Célébration paradoxale de la vie du Vendredi-Saint
En dépit de sévères coupures budgétaires assénées aux universités par Québec, le chef Pascal Côté poursuivait la tradition de l’Orchestre de la Société Philharmonique de Montréal et des Chœurs UQAM et de l’école Joseph-François Perrault (Montréal-Nord) à l’Église Saint-Jean-Baptiste, à l’acoustique favorable à l’accueil d’un millier d’auditeurs enthousiastes.

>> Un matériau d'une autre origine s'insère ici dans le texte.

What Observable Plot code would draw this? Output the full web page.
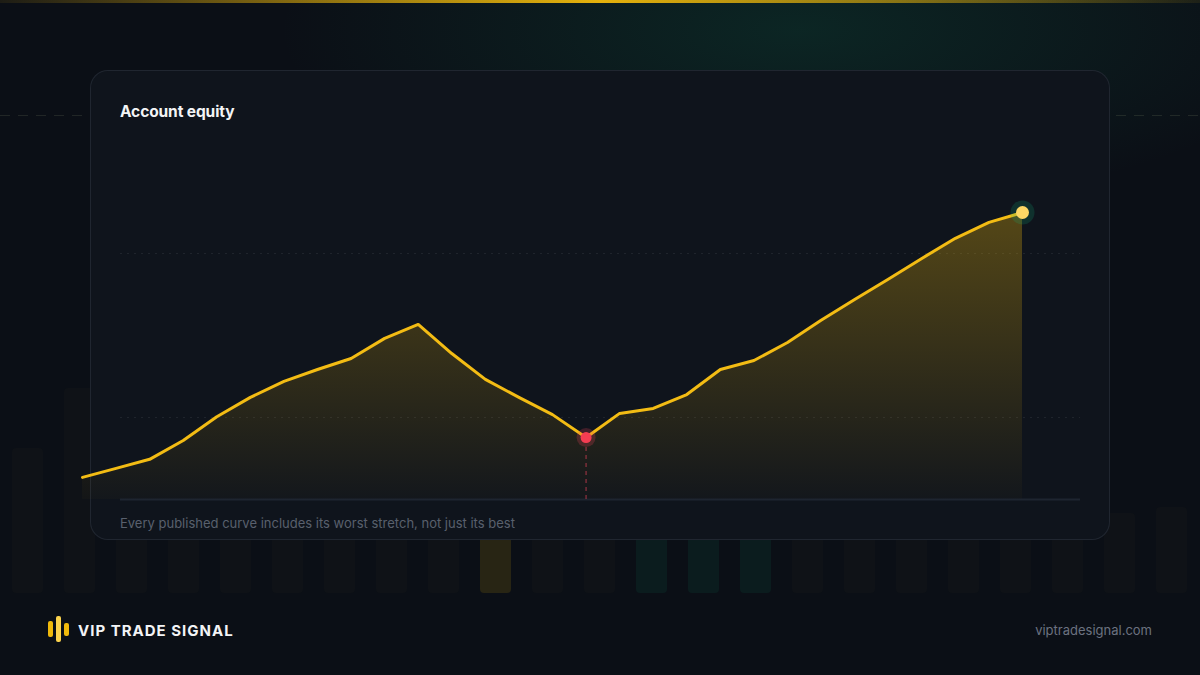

Ayant eu le bonheur d’interpréter avec lui la Fantaisie Chorale de Beethoven, j’admire l’optimisme et la maîtrise de ce chef, qui puise dans son origine innue une inébranlable joie de vivre qui l’a amené à choisir deux œuvres foncièrement joyeuses pour une année foncièrement malheureuse, surtout avec la mort du bon pape. Le 18 avril, plus de trois cents interprètes occupaient la nef pour relever le défi du chef, celui de livrer la première montréalaise de l’Oratorio pour le troisième millénaire du Christianisme, L’amour de Joseph et Marie opus 23, d’Antoine Ouellette. L’œuvre contemporaine à la thématique ancienne qui aurait pu tomber à plat, fut plutôt accueillie par une grande ovation à laquelle participait Pierre Bruneau, un fidèle de ces concerts des Vendredis Saints qui avaient créé le flamboyant Te Deum du compositeur montréalais Éric Champagne il y a quelques années.

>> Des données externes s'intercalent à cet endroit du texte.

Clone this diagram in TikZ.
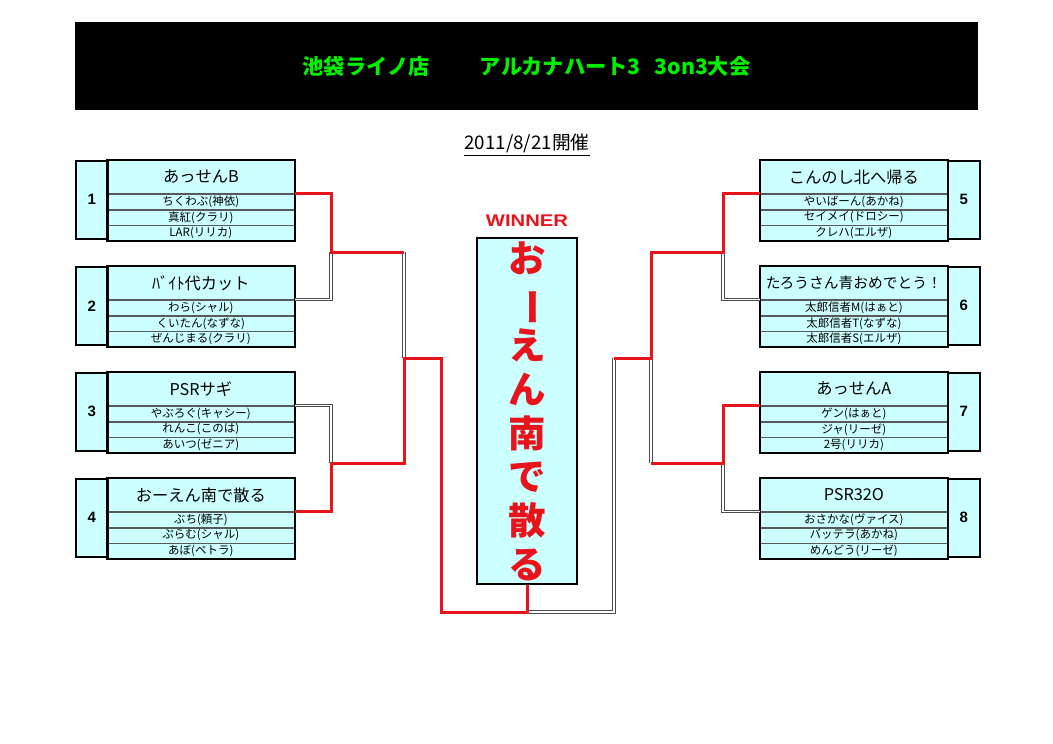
\documentclass[tikz,border=0pt]{standalone}
\usepackage{fontspec}
\usepackage{graphicx}
\setmainfont{Noto Sans CJK JP}
\newfontfamily\arialfont{Liberation Sans}
\usepackage{tikz}
\usetikzlibrary{positioning}
\definecolor{cellc}{HTML}{CCFFFF}
\definecolor{winr}{HTML}{E8141C}
\definecolor{titleg}{HTML}{00F000}
\tikzset{
  namecell/.style={fill=cellc,draw=black!65,line width=0.6pt,minimum width=149.6pt,minimum height=26.4pt,inner sep=0pt,font=\fontsize{13}{13}\selectfont},
  memcell/.style={fill=cellc,draw=black!65,line width=0.6pt,minimum width=149.6pt,minimum height=12pt,inner sep=0pt,font=\fontsize{9.2}{9.2}\selectfont},
  numcell/.style={fill=cellc,draw=black,line width=1.3pt,minimum width=25.6pt,minimum height=62.4pt,inner sep=0pt,font=\arialfont\bfseries\fontsize{12}{12}\selectfont},
  frame/.style={draw=black,line width=1.3pt},
  win/.style={draw=winr,line width=2.4pt},
  lose/.style={draw=black!70,double=white,double distance=0.9pt,line width=0.85pt},
}

\begin{document}
\begin{tikzpicture}[x=0.8pt,y=-0.8pt]
\useasboundingbox (0,0) rectangle (1053,744);
\def\team#1#2#3#4#5#6#7#8#9{
  \node[namecell,anchor=north west] (#1) at (#2,#4) {#6};
  \node[memcell,below=0pt of #1] (#1a) {#7};
  \node[memcell,below=0pt of #1a] (#1b) {#8};
  \node[memcell,below=0pt of #1b] (#1c) {#9};
  \node[numcell,anchor=north west] (#1n) at (#3,#4) {#5};
  \draw[frame] (#1.north west) rectangle (#1c.south east);}
\node[fill=black,minimum width=722.4pt,minimum height=70.4pt,text=titleg,font=\bfseries\fontsize{17}{17}\selectfont] (head) at (526.5,66) {池袋ライノ店\hspace{40pt}アルカナハート3\hspace{11pt}3on3大会};
\node[font=\fontsize{15}{15}\selectfont] (date) at (527,145) {\underline{2011/8/21開催}};
\team{t1}{107}{75}{160}{1}{あっせんB}{ちくわぶ(神依)}{真紅(クラリ)}{LAR(リリカ)}
\team{t2}{107}{75}{266}{2}{ﾊﾞｲﾄ代カット}{わら(シャル)}{くいたん(なずな)}{ぜんじまる(クラリ)}
\team{t3}{107}{75}{372}{3}{PSRサギ}{やぶろぐ(キャシー)}{れんこ(このは)}{あいつ(ゼニア)}
\team{t4}{107}{75}{478}{4}{おーえん南で散る}{ぶち(頼子)}{ぷらむ(シャル)}{あぼ(ペトラ)}
\team{t5}{760}{947}{160}{5}{こんのし北へ帰る}{やいばーん(あかね)}{セイメイ(ドロシー)}{クレハ(エルザ)}
\team{t6}{760}{947}{266}{6}{\fontsize{11.8}{11.8}\selectfont たろうさん青おめでとう！}{太郎信者M(はぁと)}{太郎信者T(なずな)}{太郎信者S(エルザ)}
\team{t7}{760}{947}{372}{7}{あっせんA}{ゲン(はぁと)}{ジャ(リーゼ)}{2号(リリカ)}
\team{t8}{760}{947}{478}{8}{PSR32O}{おさかな(ヴァイス)}{バッテラ(あかね)}{めんどう(リーゼ)}
\node[fill=cellc,draw=black,line width=1.3pt,minimum width=80pt,minimum height=276.8pt,inner sep=0pt,align=center,text=winr,font=\bfseries\fontsize{30}{35}\selectfont] (cup) at (527,411) {お\\\rotatebox[origin=c]{-90}{ー}\\え\\ん\\南\\で\\散\\る};
\node[above=8pt of cup,inner sep=0pt,text=winr,font=\arialfont\bfseries\fontsize{13.5}{13.5}\selectfont] (winner) {\scalebox{1.2}[1]{WINNER}};
\coordinate (q1) at (331,252);
\coordinate (q2) at (331,463);
\coordinate (s1) at (404,358);
\coordinate (fl) at (441,612);
\coordinate (q3) at (723,252);
\coordinate (q4) at (723,463);
\coordinate (s2) at (651,358);
\coordinate (fr) at (614,612);
\draw[lose] (t2.south east) -| (q1);
\draw[lose] (q1 -| s1) -- (s1);
\draw[lose] (t3.south east) -| (q2);
\draw[lose] (t6.south west) -| (q3);
\draw[lose] (t8.south west) -| (q4);
\draw[lose] (q4 -| s2) -- (s2);
\draw[lose] (fl -| cup.south) -- (fr) -- (fr |- s2);
\draw[win] (t1.south east) -| (q1) -- (q1 -| s1);
\draw[win] (t4.south east) -| (q2) -- (q2 -| s1) -- (s1) -| (fl) -- (fl -| cup.south) -- (cup.south);
\draw[win] (t5.south west) -| (q3) -- (q3 -| s2) -- (s2) -- (fr |- s2);
\draw[win] (t7.south west) -| (q4) -- (q4 -| s2);
\end{tikzpicture}
\end{document}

Ouellette est un oiseau rare, à l’autisme plus qu’attachant, curieux de tout, comme son étudiant à l’UQAM Pascal l’avait découvert, avant que je me joigne à lui pour donner le cours Musiques et société, aux sujets voulus très contemporains. Lui poursuit sans dérougir une riche tradition internationale spirituelle, interrompue en Europe par la mort des compositeurs Messiaen et Penderecki, mais qui survit avec de courtes œuvres inspirées par l’estonien Arvo Pärt. Son chef d’œuvre de 70 minutes partage de longs moments de recueillement méditatif avec une énergie environnementaliste de bruissements d’oiseaux et des rapprochements d’avec la Palestine de Joseph et Marie, grâce à ses cloches et percussions rythmées et les mélismes arabisants de ses voix et même trompettes : trois solistes, dont le brillant baryton Christopher Dunham présent dans les deux œuvres, et une petite fille à la fin qui murmure l’espérance et la curiosité du Dis, c’est comment le ciel, offraient un message auquel nos temps difficiles voient plus de gens désespérés aspirer.
Professeur émérite de l’UQAM, le musicologue Claude Dauphin, non seulement ouvrait le concert par un discours généreux comme on est habitué à l’entendre depuis presque quatre décennies, mais aussi par ses notes musicologiques impeccables, toujours passionnantes à lire dans un livret méticuleusement rédigé de vingt pages bien fournies, tel que nos grands orchestres et théâtres, pourtant fort subventionnés, ne se donnent plus la peine d’offrir à leurs publics : c’est l’exemple donné de bénévolats admirables et pourtant cachés.
La ferveur de la foule communia à celle des presque deux cents choristes de l’École Joseph-François Perrault à l’admirable discipline tout au long des deux heures du concert, qui présentait aussi la cantate Te deum opus 103 d’Antonin Dvořák. Cette musique tchèque a dû rappeler à mes anciens étudiants aimés Émilie Guertin et Graeme Wilkinson, devenus administrateurs de la Philharmontréal tout en participant au chœur de l’UQAM, leur audace d’il y a vingt ans à venir suivre mes master classes à Ceské Budejovice (lieu où nos hockeyeuses ont obtenu le même 20 avril la médaille d’argent du tournoi mondial). Épaulez Émilie et Graeme pour qu’une prolongation de l’aventure de la Philharmontréal.com se maintienne par vos dons pour une tradition qui nous redonne tant de joie de vivre.